Schwartz responded that the proper way to deal with the Bay’s water quality problems is through the Chesapeake Bay Program, a voluntary state-federal partnership that has existed since 1983, where states and the EPA share responsibilities and can work cooperatively to address complex problems. Schwartz said it was a “fallacy” to believe that the only way to clean the Bay was through a TMDL.

Department of Justice Attorney David Gunter, representing the EPA, argued that Congress gave the agency discretion in how to implement the Clean Water Act and interpret its TMDL requirements.

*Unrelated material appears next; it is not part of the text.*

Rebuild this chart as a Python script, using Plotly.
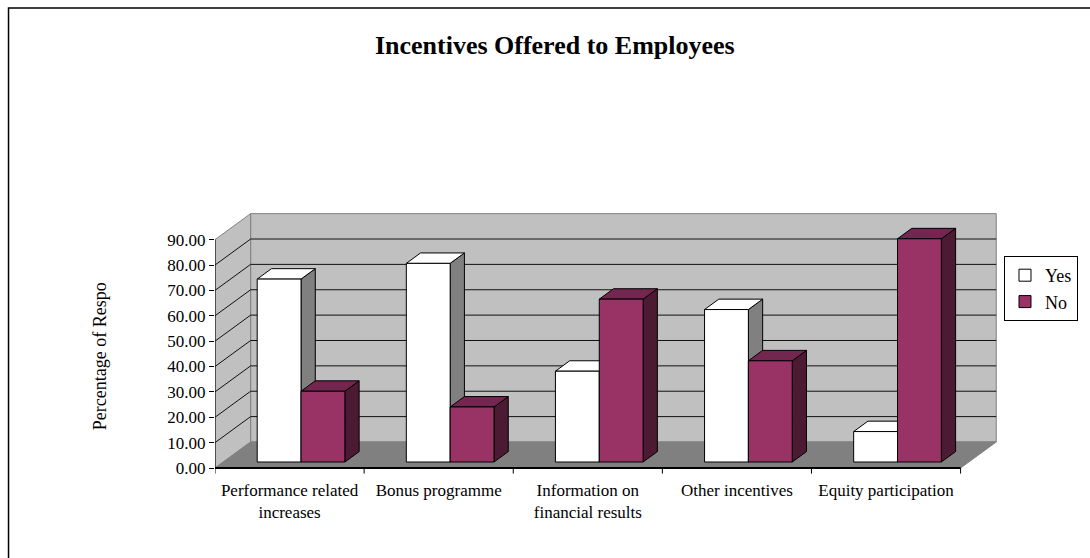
import plotly.graph_objects as go

# ---- data -------------------------------------------------------------
categories = [
    "Performance related<br>increases",
    "Bonus programme",
    "Information on<br>financial results",
    "Other incentives",
    "Equity participation",
]
series_names = ["Yes", "No"]
yes_values = [72.1, 78.3, 35.8, 60.1, 12.0]
no_values = [27.9, 21.7, 64.2, 39.9, 88.0]
y_ticks = [0, 10, 20, 30, 40, 50, 60, 70, 80, 90]

# ---- pseudo-3D geometry (in data units) -------------------------------
N = len(categories)
Y_MAX = 90
DEPTH_X = 0.239      # horizontal shift of the back plane, in category units
DEPTH_Y = 10.26      # vertical shift of the back plane, in value units
BAR_W = 0.294        # bar width, category units
BAR_LEFT = 0.228     # offset of the first bar inside a category
BAR_D0 = 0.23        # depth fraction of the bar front faces
BAR_DEPTH = 0.40     # depth fraction occupied by each bar

FACE = {
    "Yes": dict(front="#ffffff", top="#ffffff", side="#808080"),
    "No": dict(front="#993366", top="#73264f", side="#4c1a33"),
}
FONT = "Liberation Serif, Times New Roman, serif"


def proj(x, v, d):
    """Oblique projection of (category x, value v, depth d) onto the plane."""
    return x + d * DEPTH_X, v + d * DEPTH_Y


def poly(points, fill, line="#000000", width=1):
    xs, ys = zip(*points)
    return go.Scatter(
        x=list(xs) + [xs[0]], y=list(ys) + [ys[0]], mode="lines",
        fill="toself", fillcolor=fill, line=dict(color=line, width=width),
        hoverinfo="skip", showlegend=False,
    )


def seg(p0, p1, color="#000000", width=1):
    return go.Scatter(
        x=[p0[0], p1[0]], y=[p0[1], p1[1]], mode="lines",
        line=dict(color=color, width=width), hoverinfo="skip", showlegend=False,
    )


traces = []

# walls and floor
traces.append(poly([proj(0, 0, 1), proj(N, 0, 1), proj(N, Y_MAX, 1), proj(0, Y_MAX, 1)],
                   "#c0c0c0", "#808080"))
traces.append(poly([proj(0, 0, 0), proj(0, Y_MAX, 0), proj(0, Y_MAX, 1), proj(0, 0, 1)],
                   "#c0c0c0", "#808080"))
traces.append(poly([proj(0, 0, 0), proj(N, 0, 0), proj(N, 0, 1), proj(0, 0, 1)],
                   "#808080", "#808080"))

# gridlines on side wall and back wall
for t in y_ticks[1:-1]:
    traces.append(seg(proj(0, t, 0), proj(0, t, 1), "#111111"))
    traces.append(seg(proj(0, t, 1), proj(N, t, 1), "#111111"))

# bars, drawn left to right so nearer faces cover hidden ones
for i in range(N):
    for s, (name, vals) in enumerate(zip(series_names, [yes_values, no_values])):
        v = vals[i]
        x0 = i + BAR_LEFT + s * BAR_W
        x1 = x0 + BAR_W
        d0, d1 = BAR_D0, BAR_D0 + BAR_DEPTH
        c = FACE[name]
        side = [proj(x1, 0, d0), proj(x1, v, d0), proj(x1, v, d1), proj(x1, 0, d1)]
        top = [proj(x0, v, d0), proj(x1, v, d0), proj(x1, v, d1), proj(x0, v, d1)]
        front = [proj(x0, 0, d0), proj(x1, 0, d0), proj(x1, v, d0), proj(x0, v, d0)]
        traces.append(poly(side, c["side"]))
        traces.append(poly(top, c["top"]))
        traces.append(poly(front, c["front"]))

# axis lines and category tick marks
traces.append(seg((0, 0), (0, Y_MAX), "#000000", 1))
traces.append(seg((0, 0), (N, 0), "#000000", 2))
for i in range(N + 1):
    traces.append(seg((i, 0), (i, -2.2), "#000000", 1))

# legend entries
for name in series_names:
    traces.append(go.Bar(
        x=[None], y=[None], name=name,
        marker=dict(color=FACE[name]["front"], line=dict(color="#000000", width=1)),
    ))

fig = go.Figure(traces)

W, H = 1090, 558
L, R, T, B = 215, 1000, 200, 478
PX_PER_CAT = 149.5
PX_PER_VAL = 2.537
x_range = [0, (R - L) / PX_PER_CAT]
y_range = [-(B - 468) / PX_PER_VAL, (468 - T) / PX_PER_VAL]

fig.update_layout(
    width=W, height=H,
    margin=dict(l=L, r=W - R, t=T, b=H - B),
    paper_bgcolor="#ffffff", plot_bgcolor="#ffffff",
    font=dict(family=FONT, size=17, color="#000000"),
    title=dict(text="<b>Incentives Offered to Employees</b>",
               font=dict(family=FONT, size=26, color="#000000"),
               x=0.509, xanchor="center", y=1 - 45 / H, yanchor="middle"),
    xaxis=dict(range=x_range, tickvals=[i + 0.5 for i in range(N)], ticktext=categories,
               ticks="", showgrid=False, zeroline=False, showline=False, fixedrange=True,
               tickfont=dict(family=FONT, size=17)),
    yaxis=dict(range=y_range, tickvals=y_ticks, ticktext=[f"{t:.2f}" for t in y_ticks],
               ticks="outside", ticklen=5, tickcolor="#000000", tickwidth=1,
               showgrid=False, zeroline=False, showline=False, fixedrange=True,
               tickfont=dict(family=FONT, size=17)),
    legend=dict(x=(1006 - L) / (R - L), xanchor="left", y=(B - 256) / (B - T), yanchor="top",
                bgcolor="#ffffff", bordercolor="#000000", borderwidth=1,
                font=dict(family=FONT, size=18), tracegroupgap=2, itemwidth=30),
    bargap=0,
    showlegend=True,
    annotations=[dict(
        text="Percentage of Respo", textangle=-90, showarrow=False,
        xref="paper", yref="paper", x=(100 - L) / (R - L), y=(B - 356) / (B - T),
        xanchor="center", yanchor="middle", font=dict(family=FONT, size=18),
    )],
    shapes=[dict(type="rect", xref="paper", yref="paper", layer="below",
                 x0=(8 - L) / (R - L), x1=(1100 - L) / (R - L),
                 y0=(B - 570) / (B - T), y1=(B - 8) / (B - T),
                 line=dict(color="#000000", width=1.5), fillcolor="rgba(0,0,0,0)")],
)

fig.write_html("out.html")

He said the EPA was charged by the act with ensuring that states achieve water quality standards. He said the EPA’s authority to write its own, or approve state-written, TMDLs in order to achieve those standards has been upheld “over and over” by the courts. In that process, he said, “what EPA has found…is that it is essential to include allocations in order to achieve” water quality goals.

Gunter noted that when Congress reauthorized the portion of the Clean Water Act that established the Chesapeake Bay Program in 2000, it recognized that a greater EPA oversight role was needed by directing the agency to require that states write and implement plans to reduce pollution.

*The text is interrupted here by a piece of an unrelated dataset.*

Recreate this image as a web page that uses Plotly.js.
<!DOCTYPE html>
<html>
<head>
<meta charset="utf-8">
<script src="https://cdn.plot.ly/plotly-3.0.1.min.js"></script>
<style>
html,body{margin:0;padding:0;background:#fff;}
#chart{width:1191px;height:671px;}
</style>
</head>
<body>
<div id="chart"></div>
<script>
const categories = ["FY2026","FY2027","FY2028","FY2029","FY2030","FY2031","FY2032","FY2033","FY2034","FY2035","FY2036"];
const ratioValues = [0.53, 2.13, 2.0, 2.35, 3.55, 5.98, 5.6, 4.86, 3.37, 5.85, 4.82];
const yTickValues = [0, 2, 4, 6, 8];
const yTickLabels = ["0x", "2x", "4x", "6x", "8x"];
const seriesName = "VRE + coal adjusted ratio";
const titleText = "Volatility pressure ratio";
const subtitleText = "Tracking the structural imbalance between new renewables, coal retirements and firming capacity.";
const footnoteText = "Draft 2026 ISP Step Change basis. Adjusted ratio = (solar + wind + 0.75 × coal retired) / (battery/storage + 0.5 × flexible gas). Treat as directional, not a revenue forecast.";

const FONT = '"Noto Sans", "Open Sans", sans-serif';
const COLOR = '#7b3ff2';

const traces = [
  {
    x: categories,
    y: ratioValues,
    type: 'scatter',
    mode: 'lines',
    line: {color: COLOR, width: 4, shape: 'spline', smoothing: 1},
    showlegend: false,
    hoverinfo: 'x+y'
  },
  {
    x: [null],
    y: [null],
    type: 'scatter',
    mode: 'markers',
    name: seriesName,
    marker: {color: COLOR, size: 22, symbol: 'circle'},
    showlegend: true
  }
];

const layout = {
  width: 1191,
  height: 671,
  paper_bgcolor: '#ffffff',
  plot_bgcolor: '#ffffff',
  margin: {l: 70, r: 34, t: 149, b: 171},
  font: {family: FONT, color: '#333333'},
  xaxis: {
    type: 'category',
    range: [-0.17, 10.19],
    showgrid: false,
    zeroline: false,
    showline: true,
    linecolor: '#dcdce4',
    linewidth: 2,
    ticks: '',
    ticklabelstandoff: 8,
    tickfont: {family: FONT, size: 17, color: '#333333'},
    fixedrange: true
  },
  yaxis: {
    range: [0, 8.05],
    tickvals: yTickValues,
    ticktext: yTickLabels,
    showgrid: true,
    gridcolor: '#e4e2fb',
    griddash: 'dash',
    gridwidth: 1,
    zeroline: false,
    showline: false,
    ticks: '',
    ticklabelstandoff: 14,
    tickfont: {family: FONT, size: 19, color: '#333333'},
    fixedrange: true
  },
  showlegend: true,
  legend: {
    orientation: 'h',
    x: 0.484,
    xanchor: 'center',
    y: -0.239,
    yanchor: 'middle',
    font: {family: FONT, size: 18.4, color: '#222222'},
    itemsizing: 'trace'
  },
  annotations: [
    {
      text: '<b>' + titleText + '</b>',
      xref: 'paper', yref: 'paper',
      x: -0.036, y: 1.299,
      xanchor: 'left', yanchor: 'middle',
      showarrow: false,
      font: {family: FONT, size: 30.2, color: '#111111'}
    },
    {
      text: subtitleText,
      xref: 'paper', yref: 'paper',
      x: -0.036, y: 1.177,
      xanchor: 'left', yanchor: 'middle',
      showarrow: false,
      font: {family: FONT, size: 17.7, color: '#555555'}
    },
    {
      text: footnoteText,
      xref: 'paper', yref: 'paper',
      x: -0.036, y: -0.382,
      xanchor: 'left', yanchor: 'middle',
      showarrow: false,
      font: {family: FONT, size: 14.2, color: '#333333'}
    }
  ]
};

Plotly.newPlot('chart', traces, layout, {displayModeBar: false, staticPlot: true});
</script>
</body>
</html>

“The reason that Congress did that is it had seen decades of efforts by states to do this on their own,” Gunter said. “The states had already established a total number [for Bay pollution] and were failing to come up with the coordination among themselves to reach allocations. One problem was they didn’t all know what each other was doing, and they had no assurance that if they made the hard policy choices to control pollution that other states would do their part.”

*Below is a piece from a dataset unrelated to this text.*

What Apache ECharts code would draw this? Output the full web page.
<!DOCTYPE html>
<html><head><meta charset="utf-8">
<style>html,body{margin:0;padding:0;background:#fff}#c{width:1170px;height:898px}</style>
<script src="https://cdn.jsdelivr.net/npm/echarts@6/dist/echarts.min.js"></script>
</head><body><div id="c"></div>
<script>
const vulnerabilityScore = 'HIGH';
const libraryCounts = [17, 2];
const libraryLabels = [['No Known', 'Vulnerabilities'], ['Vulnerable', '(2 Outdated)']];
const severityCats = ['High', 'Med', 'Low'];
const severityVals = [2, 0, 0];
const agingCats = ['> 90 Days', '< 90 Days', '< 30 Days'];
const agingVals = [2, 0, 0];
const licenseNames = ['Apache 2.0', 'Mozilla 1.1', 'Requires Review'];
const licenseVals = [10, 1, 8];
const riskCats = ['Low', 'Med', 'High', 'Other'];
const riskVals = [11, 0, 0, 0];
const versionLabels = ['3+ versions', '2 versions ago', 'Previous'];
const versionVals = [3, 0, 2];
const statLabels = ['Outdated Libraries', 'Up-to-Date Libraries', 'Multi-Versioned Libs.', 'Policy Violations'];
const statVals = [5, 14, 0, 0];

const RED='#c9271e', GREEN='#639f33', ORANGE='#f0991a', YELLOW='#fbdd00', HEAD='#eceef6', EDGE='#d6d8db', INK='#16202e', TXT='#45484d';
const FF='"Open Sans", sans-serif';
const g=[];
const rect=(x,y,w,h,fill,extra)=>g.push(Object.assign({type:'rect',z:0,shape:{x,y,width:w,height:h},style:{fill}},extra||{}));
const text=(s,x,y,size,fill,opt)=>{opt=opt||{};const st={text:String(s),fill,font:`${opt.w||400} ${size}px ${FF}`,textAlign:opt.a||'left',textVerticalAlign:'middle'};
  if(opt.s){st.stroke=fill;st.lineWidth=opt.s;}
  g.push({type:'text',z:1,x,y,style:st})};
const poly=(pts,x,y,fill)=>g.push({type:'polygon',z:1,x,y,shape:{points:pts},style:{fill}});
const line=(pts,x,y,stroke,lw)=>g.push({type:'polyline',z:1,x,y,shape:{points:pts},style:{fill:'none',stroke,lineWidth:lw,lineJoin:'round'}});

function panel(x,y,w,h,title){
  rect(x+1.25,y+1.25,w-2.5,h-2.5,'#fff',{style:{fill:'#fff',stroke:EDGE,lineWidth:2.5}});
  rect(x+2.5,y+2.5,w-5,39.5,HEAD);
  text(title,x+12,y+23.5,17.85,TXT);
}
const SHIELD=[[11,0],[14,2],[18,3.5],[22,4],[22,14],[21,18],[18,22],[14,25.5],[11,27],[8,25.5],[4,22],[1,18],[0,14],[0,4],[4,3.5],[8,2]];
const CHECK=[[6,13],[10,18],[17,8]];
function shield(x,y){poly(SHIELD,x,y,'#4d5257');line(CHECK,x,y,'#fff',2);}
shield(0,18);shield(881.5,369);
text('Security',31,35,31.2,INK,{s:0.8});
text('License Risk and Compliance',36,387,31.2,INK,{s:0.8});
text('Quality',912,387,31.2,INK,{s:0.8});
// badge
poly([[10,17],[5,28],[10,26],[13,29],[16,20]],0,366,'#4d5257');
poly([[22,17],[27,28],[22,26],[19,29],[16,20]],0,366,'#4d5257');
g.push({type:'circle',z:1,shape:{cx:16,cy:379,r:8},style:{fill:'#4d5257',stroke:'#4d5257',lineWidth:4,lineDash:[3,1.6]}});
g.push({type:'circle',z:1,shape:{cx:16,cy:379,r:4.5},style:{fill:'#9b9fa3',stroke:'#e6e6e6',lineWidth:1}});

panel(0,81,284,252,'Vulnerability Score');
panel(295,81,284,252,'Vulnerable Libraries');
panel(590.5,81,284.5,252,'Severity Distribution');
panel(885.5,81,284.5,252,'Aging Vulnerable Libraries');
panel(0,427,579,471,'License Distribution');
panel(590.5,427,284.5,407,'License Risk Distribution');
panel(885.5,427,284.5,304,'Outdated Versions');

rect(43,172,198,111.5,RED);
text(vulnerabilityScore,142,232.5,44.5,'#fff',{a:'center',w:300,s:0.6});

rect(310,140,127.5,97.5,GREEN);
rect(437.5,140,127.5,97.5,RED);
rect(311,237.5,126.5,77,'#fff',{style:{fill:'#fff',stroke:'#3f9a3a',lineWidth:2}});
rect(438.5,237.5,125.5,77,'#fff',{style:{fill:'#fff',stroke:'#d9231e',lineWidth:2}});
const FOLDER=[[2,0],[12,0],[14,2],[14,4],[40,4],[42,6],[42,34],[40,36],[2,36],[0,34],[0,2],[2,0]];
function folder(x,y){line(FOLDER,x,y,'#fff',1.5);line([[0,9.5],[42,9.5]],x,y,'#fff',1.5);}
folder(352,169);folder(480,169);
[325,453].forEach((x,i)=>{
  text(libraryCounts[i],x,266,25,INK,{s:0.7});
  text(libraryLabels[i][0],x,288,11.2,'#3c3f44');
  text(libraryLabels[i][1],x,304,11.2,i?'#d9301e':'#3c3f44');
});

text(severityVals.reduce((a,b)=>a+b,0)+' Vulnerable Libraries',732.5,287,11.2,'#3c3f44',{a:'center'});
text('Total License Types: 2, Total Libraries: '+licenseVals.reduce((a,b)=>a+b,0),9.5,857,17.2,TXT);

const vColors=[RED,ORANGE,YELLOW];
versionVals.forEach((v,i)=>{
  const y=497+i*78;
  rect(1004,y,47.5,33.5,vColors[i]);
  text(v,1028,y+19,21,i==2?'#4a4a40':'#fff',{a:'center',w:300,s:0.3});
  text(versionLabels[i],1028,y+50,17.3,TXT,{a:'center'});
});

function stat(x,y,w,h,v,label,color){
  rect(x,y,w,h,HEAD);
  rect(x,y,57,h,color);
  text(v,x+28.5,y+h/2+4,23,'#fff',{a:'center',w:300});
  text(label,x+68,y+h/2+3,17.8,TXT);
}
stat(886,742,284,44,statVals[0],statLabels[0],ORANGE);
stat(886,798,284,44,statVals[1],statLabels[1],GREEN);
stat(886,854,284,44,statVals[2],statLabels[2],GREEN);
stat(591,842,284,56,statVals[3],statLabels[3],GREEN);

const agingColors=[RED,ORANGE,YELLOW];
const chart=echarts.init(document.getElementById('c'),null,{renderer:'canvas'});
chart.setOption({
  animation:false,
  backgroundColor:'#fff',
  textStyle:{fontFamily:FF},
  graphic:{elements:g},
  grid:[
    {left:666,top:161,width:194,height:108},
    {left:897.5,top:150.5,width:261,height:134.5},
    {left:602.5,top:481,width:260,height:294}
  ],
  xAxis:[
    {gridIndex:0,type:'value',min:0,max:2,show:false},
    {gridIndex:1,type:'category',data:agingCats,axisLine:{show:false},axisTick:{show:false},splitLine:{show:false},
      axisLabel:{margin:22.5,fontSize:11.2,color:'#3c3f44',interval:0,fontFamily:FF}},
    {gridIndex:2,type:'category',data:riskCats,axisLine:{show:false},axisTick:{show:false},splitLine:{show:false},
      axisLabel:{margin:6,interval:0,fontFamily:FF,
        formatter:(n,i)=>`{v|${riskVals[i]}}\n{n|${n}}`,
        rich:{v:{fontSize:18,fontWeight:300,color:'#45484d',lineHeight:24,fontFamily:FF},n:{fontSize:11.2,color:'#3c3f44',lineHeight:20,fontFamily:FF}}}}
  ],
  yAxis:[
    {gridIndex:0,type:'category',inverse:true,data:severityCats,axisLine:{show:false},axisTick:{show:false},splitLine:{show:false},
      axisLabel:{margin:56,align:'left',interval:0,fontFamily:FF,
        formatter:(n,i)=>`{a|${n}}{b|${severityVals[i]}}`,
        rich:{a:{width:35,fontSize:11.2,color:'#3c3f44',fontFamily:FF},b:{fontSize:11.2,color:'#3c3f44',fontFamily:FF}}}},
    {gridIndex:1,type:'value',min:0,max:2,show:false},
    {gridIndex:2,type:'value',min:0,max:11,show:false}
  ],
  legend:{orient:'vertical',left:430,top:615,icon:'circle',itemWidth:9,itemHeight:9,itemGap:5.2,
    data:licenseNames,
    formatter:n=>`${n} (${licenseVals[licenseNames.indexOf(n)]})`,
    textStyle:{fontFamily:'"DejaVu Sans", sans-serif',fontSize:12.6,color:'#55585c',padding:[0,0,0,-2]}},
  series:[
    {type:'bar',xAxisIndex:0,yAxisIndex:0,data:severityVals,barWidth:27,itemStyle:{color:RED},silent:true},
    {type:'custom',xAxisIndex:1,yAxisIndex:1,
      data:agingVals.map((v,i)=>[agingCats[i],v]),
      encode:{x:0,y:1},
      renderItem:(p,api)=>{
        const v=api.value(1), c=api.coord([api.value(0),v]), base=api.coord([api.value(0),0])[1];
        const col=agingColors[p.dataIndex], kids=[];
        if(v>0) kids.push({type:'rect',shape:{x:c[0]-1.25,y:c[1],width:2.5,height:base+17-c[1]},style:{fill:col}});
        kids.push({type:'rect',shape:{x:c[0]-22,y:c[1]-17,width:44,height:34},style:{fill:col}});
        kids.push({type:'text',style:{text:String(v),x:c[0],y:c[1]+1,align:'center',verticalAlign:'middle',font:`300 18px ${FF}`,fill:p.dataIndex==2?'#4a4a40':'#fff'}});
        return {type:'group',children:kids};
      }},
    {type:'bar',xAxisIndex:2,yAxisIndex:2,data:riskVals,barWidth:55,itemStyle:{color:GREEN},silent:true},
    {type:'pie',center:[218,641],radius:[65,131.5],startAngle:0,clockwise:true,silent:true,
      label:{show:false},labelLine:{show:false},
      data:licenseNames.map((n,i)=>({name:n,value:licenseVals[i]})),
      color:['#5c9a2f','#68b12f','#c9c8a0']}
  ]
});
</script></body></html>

Gunter was joined by three attorneys representing other groups that had taken the EPA’s side in the case.

Chris Pomeroy, representing wastewater treatment plant operators in Virginia and Maryland, said those entities supported the “holistic” cleanup approach taken by the TMDL to address all sources of pollution.

“Without the TMDL’s allocation process, we really would be left in an unworkable process…leaving us to duke it out permit by permit…with no process for sorting out what our slice of the pie [was] for a given facility would be,” Pomeroy said. “That process is absolutely essential for making the Clean Water Act work.”

Steven Hahn, representing Pennsylvania wastewater treatment plant operators, said the argument that the EPA acted alone to establish allocations “is factually untrue, and not supported by the record.”

Limits for wastewater treatment plant discharges in Pennsylvania, he said, had been negotiated by plant operators and the state Department of Environmental Protection, then incorporated into the TMDL.

Jon Mueller, of the Chesapeake Bay Foundation, recounted how the voluntary approach previously taken by the Bay Program repeatedly had set cleanup goals, only to see them come up short. For success, he told the judges,“we are totally reliant on the EPA to take action.”

For Bay cleanup supporters, he said, “the TMDL represents the moment in time, for if it is struck down, the Bay will not be restored.”

A decision is expected in several months. Joining Roth and Ambro on the panel was Judge Anthony Scirica.